For instance, a good example of this was the introduction of specialist Electronic Article Surveillance (EAS) product tags that were filled with a staining dye. These were designed to act as a powerful benefit denial deterrent as any attempt to remove the tag would in effect ruin the product (the dye would leak) and make it unsaleable. However, wily thieves quickly realised that if the stolen product and its tag was placed in a freezer, then the dye quickly froze turning it from a liquid to a powder that could then be easily removed from the product when the tag was broken, leaving it undamaged and available for re-sale.
This then required loss prevention teams to rethink their strategy to counter the ingenuity of offenders (such as putting anti-freeze in the dye!). Thieves then had to re-evaluate their approach to counter this new development and so on. This is known as the ‘ratchet effect’ – each incremental change from one side induces a change from the other, which in turn induces yet another change – an endless cycle of evolve, learn, adapt, defeat, evolve…. In criminology this is called the ‘loss prevention life cycle’, where an intervention that originally worked to reduce crime gradually fades over time as offenders become more familiar with it and develop approaches to negate its effects. Eventually the original intervention no longer works – its prevention cycle has been completed – and so it needs replacing with a new approach.
Sustainable Interventions
In stark contrast, interventions designed to deal with non-malicious forms of loss tend not to experience the same outcome and degree of attrition over time. This is because they are not generally caused by malign actors but are more a consequence of poor processes and business decisions. They are often due to genuine mistakes and errors in the way in which a business and its employees operate. For instance, date sensitive product may have to be thrown away before it has been sold because the process of price reduction to encourage a sale was not administered properly. Staff responsible for this may have been engaged in other activities or the device for printing markdown labels may have been broken.

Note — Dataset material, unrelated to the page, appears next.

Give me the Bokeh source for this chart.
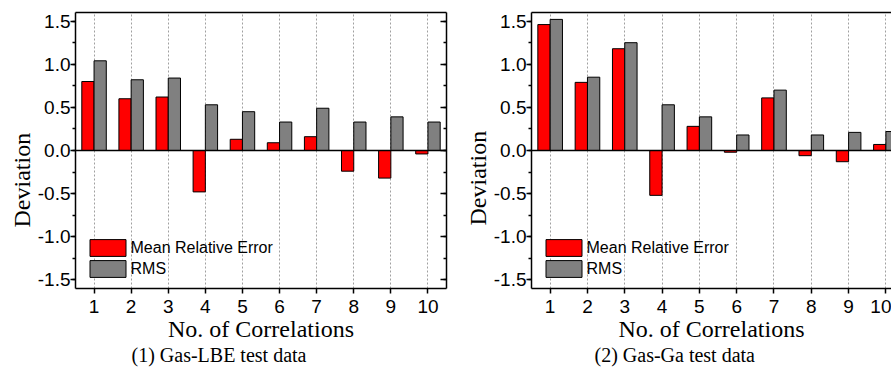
import math
from bokeh.plotting import figure
from bokeh.layouts import row
from bokeh.models import (ColumnDataSource, Range1d, LinearAxis, SingleIntervalTicker,
                          FixedTicker, PrintfTickFormatter, Span, Title, Legend, LegendItem)
from bokeh.transform import dodge
from bokeh.embed import file_html
from bokeh.resources import INLINE

# ---- data ----
correlations = [1, 2, 3, 4, 5, 6, 7, 8, 9, 10]
lbe_mre = [0.80, 0.60, 0.62, -0.48, 0.13, 0.09, 0.16, -0.24, -0.32, -0.04]
lbe_rms = [1.04, 0.82, 0.84, 0.53, 0.45, 0.33, 0.49, 0.33, 0.39, 0.33]
ga_mre = [1.46, 0.79, 1.18, -0.52, 0.28, -0.02, 0.61, -0.06, -0.13, 0.07]
ga_rms = [1.52, 0.85, 1.25, 0.53, 0.39, 0.18, 0.70, 0.18, 0.21, 0.22]
series_names = ["Mean Relative Error", "RMS"]
captions = ["(1) Gas-LBE test data", "(2) Gas-Ga test data"]
y_label = "Deviation"
x_label = "No. of Correlations"

SANS = "Liberation Sans"
SERIF = "Liberation Serif"
H = 369


def make(mre, rms, caption, fig_w, bl, br, x_end, right_axis, cap_off, dev_off):
    p = figure(width=fig_w, height=H, x_range=Range1d(0.5, x_end), y_range=Range1d(-1.6, 1.6),
               output_backend="svg", toolbar_location=None,
               min_border_left=bl, min_border_right=br, min_border_top=12, min_border_bottom=81)
    p.outline_line_color = None
    p.background_fill_color = "white"
    p.border_fill_color = "white"

    src = ColumnDataSource(dict(x=correlations, mre=mre, rms=rms))
    r1 = p.vbar(x=dodge("x", -0.165, range=p.x_range), top="mre", bottom=0, width=0.33, source=src,
                fill_color="#ff0000", line_color="black", line_width=1)
    r2 = p.vbar(x=dodge("x", 0.165, range=p.x_range), top="rms", bottom=0, width=0.33, source=src,
                fill_color="#808080", line_color="black", line_width=1)

    p.add_layout(Span(location=0, dimension="width", line_color="black", line_width=1.5))

    # axes
    xa = p.xaxis[0]
    xa.ticker = FixedTicker(ticks=correlations)
    xa.major_tick_out = 5
    xa.major_tick_in = 0
    xa.minor_tick_out = 0
    xa.axis_line_width = 1.5
    xa.axis_line_color = "black"
    xa.major_tick_line_width = 1.5
    xa.major_tick_line_color = "black"
    xa.major_label_text_font = SANS
    xa.major_label_text_font_size = "19px"
    xa.major_label_text_color = "black"
    xa.major_label_standoff = 6
    xa.axis_label = x_label
    xa.axis_label_text_font = SERIF
    xa.axis_label_text_font_size = "24px"
    xa.axis_label_text_font_style = "normal"
    xa.axis_label_text_color = "black"
    xa.axis_label_standoff = 0

    ya = p.yaxis[0]
    ya.ticker = SingleIntervalTicker(interval=0.5, num_minor_ticks=2)
    ya.formatter = PrintfTickFormatter(format="%.1f")
    ya.major_tick_out = 5
    ya.major_tick_in = 0
    ya.minor_tick_out = 3
    ya.minor_tick_in = 0
    ya.axis_line_width = 1.5
    ya.axis_line_color = "black"
    ya.major_tick_line_width = 1.5
    ya.minor_tick_line_width = 1.5
    ya.major_tick_line_color = "black"
    ya.minor_tick_line_color = "black"
    ya.major_label_text_font = SANS
    ya.major_label_text_font_size = "19px"
    ya.major_label_text_color = "black"
    ya.major_label_standoff = 0

    top = LinearAxis(ticker=FixedTicker(ticks=[]), major_tick_in=0, major_tick_out=0,
                     minor_tick_in=0, minor_tick_out=0, major_label_text_color=None,
                     major_label_standoff=0, axis_line_width=1.5, axis_line_color="black")
    p.add_layout(top, "above")
    if right_axis:
        ra = LinearAxis(ticker=SingleIntervalTicker(interval=0.5, num_minor_ticks=2),
                        major_tick_in=6, major_tick_out=0, minor_tick_in=3, minor_tick_out=0,
                        major_label_text_color=None, major_label_standoff=0,
                        axis_line_width=1.5, axis_line_color="black",
                        major_tick_line_width=1.5, minor_tick_line_width=1.5,
                        major_tick_line_color="black", minor_tick_line_color="black")
        p.add_layout(ra, "right")

    p.xgrid.ticker = FixedTicker(ticks=correlations)
    p.xgrid.grid_line_color = "#a0a0a0"
    p.xgrid.grid_line_dash = "2 2"
    p.xgrid.grid_line_width = 1
    p.ygrid.visible = False

    leg = Legend(items=[LegendItem(label=series_names[0], renderers=[r1]),
                        LegendItem(label=series_names[1], renderers=[r2])],
                 location=(9.5, 9), padding=0, margin=0, spacing=0,
                 glyph_width=45, glyph_height=21, label_height=21, label_standoff=1,
                 label_text_font=SANS, label_text_font_size="16px", label_text_color="black",
                 border_line_color=None, background_fill_alpha=0)
    p.add_layout(leg, "center")

    p.add_layout(Title(text=y_label, align="left", offset=dev_off, standoff=0,
                       text_font=SERIF, text_font_size="24px", text_font_style="normal",
                       text_color="black"), "left")
    p.add_layout(Title(text=caption, align="left", offset=cap_off, standoff=-6,
                       text_font=SERIF, text_font_size="20px", text_font_style="normal",
                       text_color="black"), "below")
    return p


p1 = make(lbe_mre, lbe_rms, captions[0], 460, 75, 14, 10.5, True, 56, 61)
p2 = make(ga_mre, ga_rms, captions[1], 431, 71, 0, 10.15, False, 63, 63)

layout = row(p1, p2, spacing=0)
open("out.html", "w").write(file_html(layout, INLINE))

Either way, product has been lost due to a non-malicious cause.
Because of the non-malign nature of the root causes of these types of losses, when a viable solution is successfully identified and implemented, it tends to have a much longer shelf-life than those focussed upon malicious form of loss – there is not a determined and highly adaptable group of actors constantly probing to find its weak points. In addition, successful interventions for many forms of non-malicious loss are often based upon correcting loopholes and irregularities in existing processes and practices. All that is then required is routine monitoring to ensure they continue to be adhered to and remain fit for purpose. As such they are often much cheaper interventions than many of those designed to target malicious losses.
As retailing becomes ever more complex and challenging, it will undoubtedly generate yet more types of loss that need to be understood and managed. An important part of that process will be understanding whether the underlying root cause of any given loss is malicious versus non-malicious as this will play a key part in determining how they may best be prioritised, resolved and adequately controlled.